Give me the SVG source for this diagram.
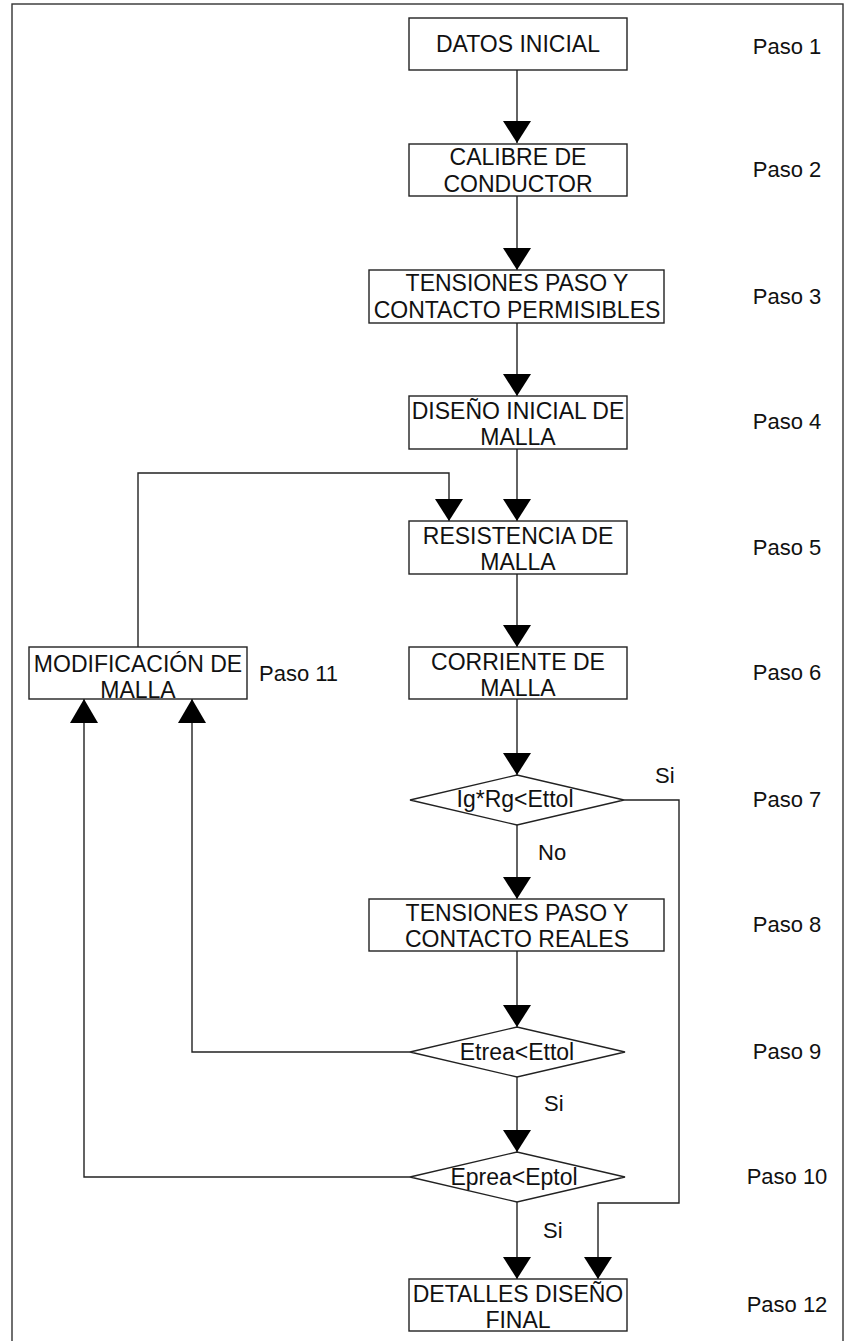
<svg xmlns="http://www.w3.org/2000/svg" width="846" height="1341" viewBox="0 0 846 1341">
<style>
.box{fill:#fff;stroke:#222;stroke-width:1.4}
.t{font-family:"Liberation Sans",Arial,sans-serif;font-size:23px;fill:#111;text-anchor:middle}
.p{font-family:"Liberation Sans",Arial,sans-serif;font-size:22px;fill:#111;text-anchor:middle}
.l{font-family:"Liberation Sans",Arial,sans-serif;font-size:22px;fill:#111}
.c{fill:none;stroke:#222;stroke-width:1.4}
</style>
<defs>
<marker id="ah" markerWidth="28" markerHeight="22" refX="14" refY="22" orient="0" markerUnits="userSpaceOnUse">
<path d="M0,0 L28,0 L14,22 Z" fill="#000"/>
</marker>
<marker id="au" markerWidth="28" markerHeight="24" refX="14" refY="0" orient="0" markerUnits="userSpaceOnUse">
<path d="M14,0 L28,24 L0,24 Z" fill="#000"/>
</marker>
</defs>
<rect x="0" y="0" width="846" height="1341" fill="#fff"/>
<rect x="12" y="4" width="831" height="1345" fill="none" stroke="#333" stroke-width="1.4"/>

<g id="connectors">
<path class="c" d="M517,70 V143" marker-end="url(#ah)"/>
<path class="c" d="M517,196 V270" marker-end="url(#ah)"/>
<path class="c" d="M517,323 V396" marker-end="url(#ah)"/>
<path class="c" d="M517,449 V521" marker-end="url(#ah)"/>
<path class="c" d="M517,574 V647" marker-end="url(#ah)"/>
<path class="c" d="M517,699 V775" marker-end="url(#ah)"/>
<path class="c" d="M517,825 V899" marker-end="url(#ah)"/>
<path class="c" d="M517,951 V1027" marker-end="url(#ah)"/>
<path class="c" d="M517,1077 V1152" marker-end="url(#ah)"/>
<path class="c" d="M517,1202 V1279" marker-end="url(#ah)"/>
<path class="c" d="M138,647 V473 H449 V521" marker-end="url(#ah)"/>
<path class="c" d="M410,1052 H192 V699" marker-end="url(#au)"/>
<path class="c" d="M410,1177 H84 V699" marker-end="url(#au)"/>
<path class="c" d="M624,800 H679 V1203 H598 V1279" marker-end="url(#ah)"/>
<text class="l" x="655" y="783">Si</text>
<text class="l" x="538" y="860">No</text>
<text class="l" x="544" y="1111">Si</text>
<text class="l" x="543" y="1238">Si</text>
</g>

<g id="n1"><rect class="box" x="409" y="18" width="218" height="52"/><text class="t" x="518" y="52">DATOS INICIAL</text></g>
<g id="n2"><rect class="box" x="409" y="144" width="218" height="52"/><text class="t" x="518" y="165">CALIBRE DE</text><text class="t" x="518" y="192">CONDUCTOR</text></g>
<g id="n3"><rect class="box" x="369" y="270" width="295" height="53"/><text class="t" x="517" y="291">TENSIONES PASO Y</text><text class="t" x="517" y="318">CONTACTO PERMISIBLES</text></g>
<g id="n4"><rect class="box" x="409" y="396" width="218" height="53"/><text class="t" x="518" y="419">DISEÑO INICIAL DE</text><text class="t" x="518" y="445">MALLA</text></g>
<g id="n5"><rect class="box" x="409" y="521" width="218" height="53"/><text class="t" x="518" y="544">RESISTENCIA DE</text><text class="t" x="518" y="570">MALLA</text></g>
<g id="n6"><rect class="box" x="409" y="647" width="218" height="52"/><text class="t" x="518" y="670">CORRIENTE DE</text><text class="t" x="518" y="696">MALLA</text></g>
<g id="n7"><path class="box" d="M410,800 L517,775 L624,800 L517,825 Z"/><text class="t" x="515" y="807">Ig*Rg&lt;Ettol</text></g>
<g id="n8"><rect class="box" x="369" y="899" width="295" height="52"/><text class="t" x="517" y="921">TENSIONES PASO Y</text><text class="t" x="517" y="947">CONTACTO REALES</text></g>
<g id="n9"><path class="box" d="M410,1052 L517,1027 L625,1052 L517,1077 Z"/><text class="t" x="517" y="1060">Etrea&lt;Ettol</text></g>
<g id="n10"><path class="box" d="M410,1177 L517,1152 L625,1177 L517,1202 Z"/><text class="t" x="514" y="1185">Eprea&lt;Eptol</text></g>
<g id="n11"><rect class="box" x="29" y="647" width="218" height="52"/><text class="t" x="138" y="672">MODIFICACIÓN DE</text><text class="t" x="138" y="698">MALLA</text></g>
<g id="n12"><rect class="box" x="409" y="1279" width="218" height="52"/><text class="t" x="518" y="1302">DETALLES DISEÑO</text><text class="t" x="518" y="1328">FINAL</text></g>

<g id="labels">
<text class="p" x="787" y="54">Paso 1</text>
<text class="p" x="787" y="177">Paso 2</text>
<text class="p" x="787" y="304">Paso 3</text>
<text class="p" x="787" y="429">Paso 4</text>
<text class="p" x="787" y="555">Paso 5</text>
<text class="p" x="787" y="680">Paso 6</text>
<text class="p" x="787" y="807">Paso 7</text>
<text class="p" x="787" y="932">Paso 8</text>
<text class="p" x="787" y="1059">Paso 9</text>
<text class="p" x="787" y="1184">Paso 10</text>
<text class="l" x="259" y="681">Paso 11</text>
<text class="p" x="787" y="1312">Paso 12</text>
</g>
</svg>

» WRITTEN PROBLEM
Every line is to be duplicated exactly, though pictures stay out.

» WRITTEN RESPONSE
Give me the SVG source for this diagram.
<svg xmlns="http://www.w3.org/2000/svg" width="846" height="1341" viewBox="0 0 846 1341">
<style>
.box{fill:#fff;stroke:#222;stroke-width:1.4}
.t{font-family:"Liberation Sans",Arial,sans-serif;font-size:23px;fill:#111;text-anchor:middle}
.p{font-family:"Liberation Sans",Arial,sans-serif;font-size:22px;fill:#111;text-anchor:middle}
.l{font-family:"Liberation Sans",Arial,sans-serif;font-size:22px;fill:#111}
.c{fill:none;stroke:#222;stroke-width:1.4}
</style>
<defs>
<marker id="ah" markerWidth="28" markerHeight="22" refX="14" refY="22" orient="0" markerUnits="userSpaceOnUse">
<path d="M0,0 L28,0 L14,22 Z" fill="#000"/>
</marker>
<marker id="au" markerWidth="28" markerHeight="24" refX="14" refY="0" orient="0" markerUnits="userSpaceOnUse">
<path d="M14,0 L28,24 L0,24 Z" fill="#000"/>
</marker>
</defs>
<rect x="0" y="0" width="846" height="1341" fill="#fff"/>
<rect x="12" y="4" width="831" height="1345" fill="none" stroke="#333" stroke-width="1.4"/>

<g id="connectors">
<path class="c" d="M517,70 V143" marker-end="url(#ah)"/>
<path class="c" d="M517,196 V270" marker-end="url(#ah)"/>
<path class="c" d="M517,323 V396" marker-end="url(#ah)"/>
<path class="c" d="M517,449 V521" marker-end="url(#ah)"/>
<path class="c" d="M517,574 V647" marker-end="url(#ah)"/>
<path class="c" d="M517,699 V775" marker-end="url(#ah)"/>
<path class="c" d="M517,825 V899" marker-end="url(#ah)"/>
<path class="c" d="M517,951 V1027" marker-end="url(#ah)"/>
<path class="c" d="M517,1077 V1152" marker-end="url(#ah)"/>
<path class="c" d="M517,1202 V1279" marker-end="url(#ah)"/>
<path class="c" d="M138,647 V473 H449 V521" marker-end="url(#ah)"/>
<path class="c" d="M410,1052 H192 V699" marker-end="url(#au)"/>
<path class="c" d="M410,1177 H84 V699" marker-end="url(#au)"/>
<path class="c" d="M624,800 H679 V1203 H598 V1279" marker-end="url(#ah)"/>
<text class="l" x="655" y="783">Si</text>
<text class="l" x="538" y="860">No</text>
<text class="l" x="544" y="1111">Si</text>
<text class="l" x="543" y="1238">Si</text>
</g>

<g id="n1"><rect class="box" x="409" y="18" width="218" height="52"/><text class="t" x="518" y="52">DATOS INICIAL</text></g>
<g id="n2"><rect class="box" x="409" y="144" width="218" height="52"/><text class="t" x="518" y="165">CALIBRE DE</text><text class="t" x="518" y="192">CONDUCTOR</text></g>
<g id="n3"><rect class="box" x="369" y="270" width="295" height="53"/><text class="t" x="517" y="291">TENSIONES PASO Y</text><text class="t" x="517" y="318">CONTACTO PERMISIBLES</text></g>
<g id="n4"><rect class="box" x="409" y="396" width="218" height="53"/><text class="t" x="518" y="419">DISEÑO INICIAL DE</text><text class="t" x="518" y="445">MALLA</text></g>
<g id="n5"><rect class="box" x="409" y="521" width="218" height="53"/><text class="t" x="518" y="544">RESISTENCIA DE</text><text class="t" x="518" y="570">MALLA</text></g>
<g id="n6"><rect class="box" x="409" y="647" width="218" height="52"/><text class="t" x="518" y="670">CORRIENTE DE</text><text class="t" x="518" y="696">MALLA</text></g>
<g id="n7"><path class="box" d="M410,800 L517,775 L624,800 L517,825 Z"/><text class="t" x="515" y="807">Ig*Rg&lt;Ettol</text></g>
<g id="n8"><rect class="box" x="369" y="899" width="295" height="52"/><text class="t" x="517" y="921">TENSIONES PASO Y</text><text class="t" x="517" y="947">CONTACTO REALES</text></g>
<g id="n9"><path class="box" d="M410,1052 L517,1027 L625,1052 L517,1077 Z"/><text class="t" x="517" y="1060">Etrea&lt;Ettol</text></g>
<g id="n10"><path class="box" d="M410,1177 L517,1152 L625,1177 L517,1202 Z"/><text class="t" x="514" y="1185">Eprea&lt;Eptol</text></g>
<g id="n11"><rect class="box" x="29" y="647" width="218" height="52"/><text class="t" x="138" y="672">MODIFICACIÓN DE</text><text class="t" x="138" y="698">MALLA</text></g>
<g id="n12"><rect class="box" x="409" y="1279" width="218" height="52"/><text class="t" x="518" y="1302">DETALLES DISEÑO</text><text class="t" x="518" y="1328">FINAL</text></g>

<g id="labels">
<text class="p" x="787" y="54">Paso 1</text>
<text class="p" x="787" y="177">Paso 2</text>
<text class="p" x="787" y="304">Paso 3</text>
<text class="p" x="787" y="429">Paso 4</text>
<text class="p" x="787" y="555">Paso 5</text>
<text class="p" x="787" y="680">Paso 6</text>
<text class="p" x="787" y="807">Paso 7</text>
<text class="p" x="787" y="932">Paso 8</text>
<text class="p" x="787" y="1059">Paso 9</text>
<text class="p" x="787" y="1184">Paso 10</text>
<text class="l" x="259" y="681">Paso 11</text>
<text class="p" x="787" y="1312">Paso 12</text>
</g>
</svg>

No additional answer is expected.